Direction: Can you pull out each line of the data below that includes the word "matplotlib"?

Source code of charts
########################################
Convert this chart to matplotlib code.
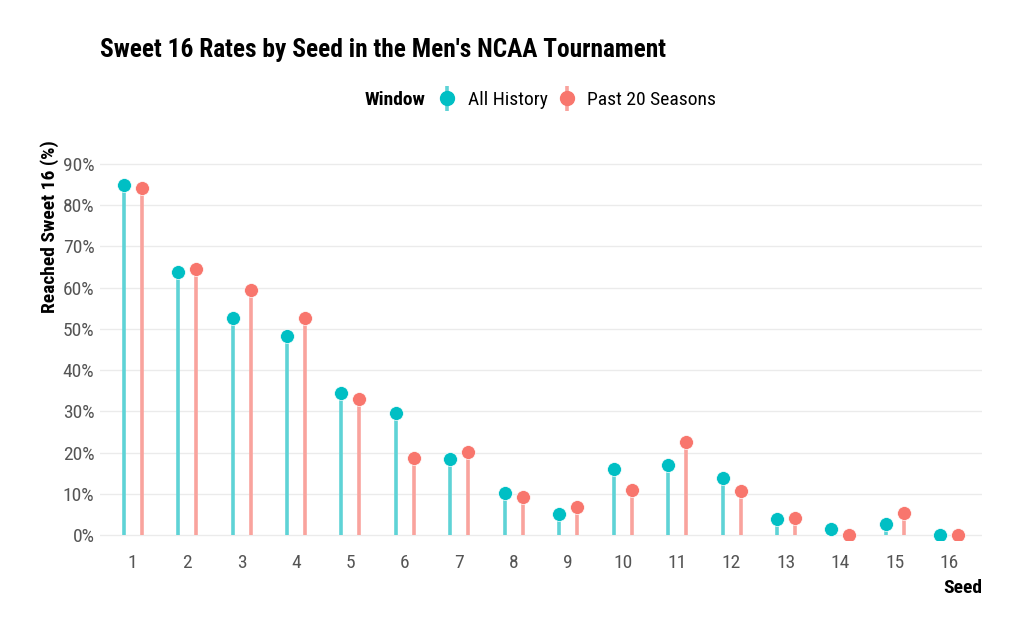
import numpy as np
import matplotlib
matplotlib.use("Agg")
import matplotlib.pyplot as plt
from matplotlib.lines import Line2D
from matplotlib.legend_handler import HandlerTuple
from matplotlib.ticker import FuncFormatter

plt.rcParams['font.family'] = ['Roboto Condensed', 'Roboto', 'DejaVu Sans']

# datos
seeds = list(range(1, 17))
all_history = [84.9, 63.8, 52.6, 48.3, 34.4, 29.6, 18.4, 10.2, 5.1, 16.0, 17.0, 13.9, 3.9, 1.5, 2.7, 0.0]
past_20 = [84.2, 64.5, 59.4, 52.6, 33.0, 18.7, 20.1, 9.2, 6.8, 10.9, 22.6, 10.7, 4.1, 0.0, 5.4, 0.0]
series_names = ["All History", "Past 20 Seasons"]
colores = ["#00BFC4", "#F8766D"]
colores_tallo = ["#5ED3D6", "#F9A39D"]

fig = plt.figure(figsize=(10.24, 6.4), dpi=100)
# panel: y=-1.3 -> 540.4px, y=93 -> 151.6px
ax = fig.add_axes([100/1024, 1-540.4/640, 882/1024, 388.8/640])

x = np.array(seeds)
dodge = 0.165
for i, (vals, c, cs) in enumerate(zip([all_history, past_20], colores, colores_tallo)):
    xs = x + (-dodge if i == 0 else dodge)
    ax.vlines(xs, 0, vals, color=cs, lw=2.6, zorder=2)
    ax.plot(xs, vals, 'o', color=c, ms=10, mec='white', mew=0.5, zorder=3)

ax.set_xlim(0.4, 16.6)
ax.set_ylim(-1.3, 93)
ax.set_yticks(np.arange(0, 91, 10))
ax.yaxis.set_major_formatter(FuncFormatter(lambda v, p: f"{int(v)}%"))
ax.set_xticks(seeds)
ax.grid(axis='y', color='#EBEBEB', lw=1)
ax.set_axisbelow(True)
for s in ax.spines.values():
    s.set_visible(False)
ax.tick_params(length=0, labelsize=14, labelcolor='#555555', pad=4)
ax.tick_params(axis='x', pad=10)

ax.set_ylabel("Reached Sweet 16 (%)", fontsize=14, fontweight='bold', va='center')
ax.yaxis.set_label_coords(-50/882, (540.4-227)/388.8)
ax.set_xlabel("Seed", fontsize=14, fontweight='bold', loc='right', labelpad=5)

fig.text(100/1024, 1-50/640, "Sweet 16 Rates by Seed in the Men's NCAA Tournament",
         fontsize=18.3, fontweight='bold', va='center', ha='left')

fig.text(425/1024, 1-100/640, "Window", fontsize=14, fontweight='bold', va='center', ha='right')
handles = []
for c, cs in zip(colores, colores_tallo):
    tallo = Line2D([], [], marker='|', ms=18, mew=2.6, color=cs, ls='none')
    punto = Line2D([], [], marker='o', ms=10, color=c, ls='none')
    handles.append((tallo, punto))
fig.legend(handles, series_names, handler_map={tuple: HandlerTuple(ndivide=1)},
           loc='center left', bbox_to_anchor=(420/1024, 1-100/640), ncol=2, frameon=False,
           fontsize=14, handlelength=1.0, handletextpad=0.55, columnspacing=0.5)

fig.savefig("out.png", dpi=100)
########################################
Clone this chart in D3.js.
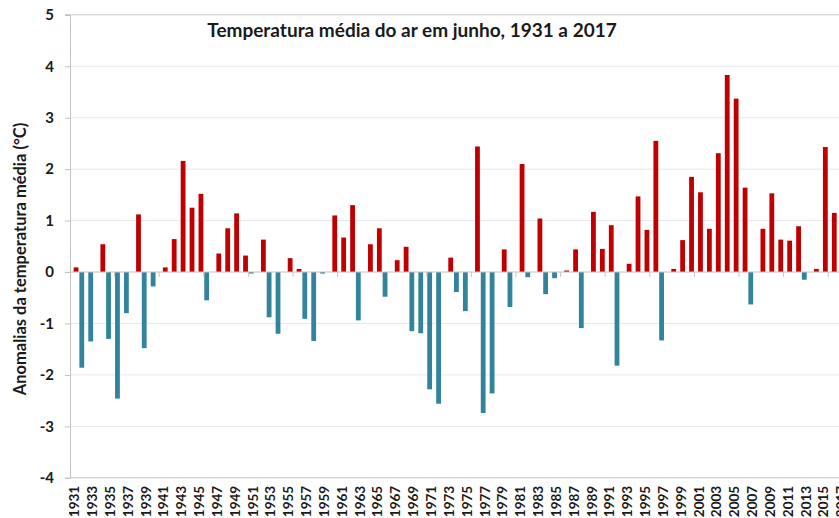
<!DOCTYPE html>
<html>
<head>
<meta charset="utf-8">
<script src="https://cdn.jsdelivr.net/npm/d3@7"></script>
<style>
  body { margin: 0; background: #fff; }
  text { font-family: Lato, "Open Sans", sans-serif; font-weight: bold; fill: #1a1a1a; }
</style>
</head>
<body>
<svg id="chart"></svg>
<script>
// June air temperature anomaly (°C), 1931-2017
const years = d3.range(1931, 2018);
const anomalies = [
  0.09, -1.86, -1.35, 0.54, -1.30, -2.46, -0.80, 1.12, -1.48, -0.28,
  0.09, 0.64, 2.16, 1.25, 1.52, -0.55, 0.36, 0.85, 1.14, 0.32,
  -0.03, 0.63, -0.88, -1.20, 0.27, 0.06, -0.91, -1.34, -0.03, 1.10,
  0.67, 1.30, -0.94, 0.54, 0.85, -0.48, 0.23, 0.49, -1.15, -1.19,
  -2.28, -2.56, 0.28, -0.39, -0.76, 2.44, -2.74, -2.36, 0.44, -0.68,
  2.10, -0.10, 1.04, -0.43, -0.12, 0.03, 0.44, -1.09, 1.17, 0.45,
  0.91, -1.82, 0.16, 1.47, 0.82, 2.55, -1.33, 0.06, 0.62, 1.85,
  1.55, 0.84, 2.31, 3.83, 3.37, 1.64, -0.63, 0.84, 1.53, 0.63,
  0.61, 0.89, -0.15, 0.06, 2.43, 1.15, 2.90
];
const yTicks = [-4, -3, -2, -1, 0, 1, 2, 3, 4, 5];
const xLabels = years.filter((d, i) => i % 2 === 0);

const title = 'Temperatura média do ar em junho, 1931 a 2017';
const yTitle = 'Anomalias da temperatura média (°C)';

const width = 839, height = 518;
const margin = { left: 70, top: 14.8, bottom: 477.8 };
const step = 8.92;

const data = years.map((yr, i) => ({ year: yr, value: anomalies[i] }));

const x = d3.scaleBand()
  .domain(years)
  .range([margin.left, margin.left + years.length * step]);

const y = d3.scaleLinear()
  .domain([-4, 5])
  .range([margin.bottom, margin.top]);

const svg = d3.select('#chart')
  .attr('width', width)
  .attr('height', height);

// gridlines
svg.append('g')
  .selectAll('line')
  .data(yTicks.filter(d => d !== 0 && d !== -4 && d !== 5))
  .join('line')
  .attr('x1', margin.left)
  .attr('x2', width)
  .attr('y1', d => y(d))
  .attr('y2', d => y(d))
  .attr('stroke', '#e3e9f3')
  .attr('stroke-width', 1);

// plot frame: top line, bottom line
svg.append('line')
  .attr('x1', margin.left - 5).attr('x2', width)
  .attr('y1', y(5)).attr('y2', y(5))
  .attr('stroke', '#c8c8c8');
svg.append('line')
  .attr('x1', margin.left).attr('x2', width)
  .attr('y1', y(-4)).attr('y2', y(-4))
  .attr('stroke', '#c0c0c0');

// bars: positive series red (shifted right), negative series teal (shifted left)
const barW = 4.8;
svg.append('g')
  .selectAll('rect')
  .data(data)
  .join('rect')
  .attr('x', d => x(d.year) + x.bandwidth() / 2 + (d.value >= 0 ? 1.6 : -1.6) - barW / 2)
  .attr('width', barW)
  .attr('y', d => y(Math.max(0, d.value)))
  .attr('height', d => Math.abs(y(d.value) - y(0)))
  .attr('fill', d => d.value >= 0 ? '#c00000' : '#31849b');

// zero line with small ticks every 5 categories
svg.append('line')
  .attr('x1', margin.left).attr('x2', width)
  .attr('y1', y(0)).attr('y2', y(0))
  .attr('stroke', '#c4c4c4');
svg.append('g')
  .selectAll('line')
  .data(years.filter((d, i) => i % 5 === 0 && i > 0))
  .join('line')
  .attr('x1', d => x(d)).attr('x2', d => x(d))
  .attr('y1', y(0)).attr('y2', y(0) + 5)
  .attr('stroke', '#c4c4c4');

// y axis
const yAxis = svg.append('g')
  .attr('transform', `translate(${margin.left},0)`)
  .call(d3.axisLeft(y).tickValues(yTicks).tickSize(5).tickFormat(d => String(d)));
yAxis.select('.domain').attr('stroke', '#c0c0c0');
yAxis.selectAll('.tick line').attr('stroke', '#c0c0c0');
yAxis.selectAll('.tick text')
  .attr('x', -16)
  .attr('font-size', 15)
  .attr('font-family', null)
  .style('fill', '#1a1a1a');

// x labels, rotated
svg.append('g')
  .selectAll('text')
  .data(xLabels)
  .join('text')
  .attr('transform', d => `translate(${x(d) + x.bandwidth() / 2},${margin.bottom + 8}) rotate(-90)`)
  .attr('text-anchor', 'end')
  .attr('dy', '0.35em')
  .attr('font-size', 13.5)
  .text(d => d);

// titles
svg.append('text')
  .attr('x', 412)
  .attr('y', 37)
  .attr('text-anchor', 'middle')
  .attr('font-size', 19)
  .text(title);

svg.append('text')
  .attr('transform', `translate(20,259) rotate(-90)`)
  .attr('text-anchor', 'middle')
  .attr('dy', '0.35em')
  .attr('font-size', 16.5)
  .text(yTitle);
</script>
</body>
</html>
########################################
Result of this task:
Convert this chart to matplotlib code.
import matplotlib
matplotlib.use("Agg")
import matplotlib.pyplot as plt
from matplotlib.lines import Line2D
from matplotlib.legend_handler import HandlerTuple
from matplotlib.ticker import FuncFormatter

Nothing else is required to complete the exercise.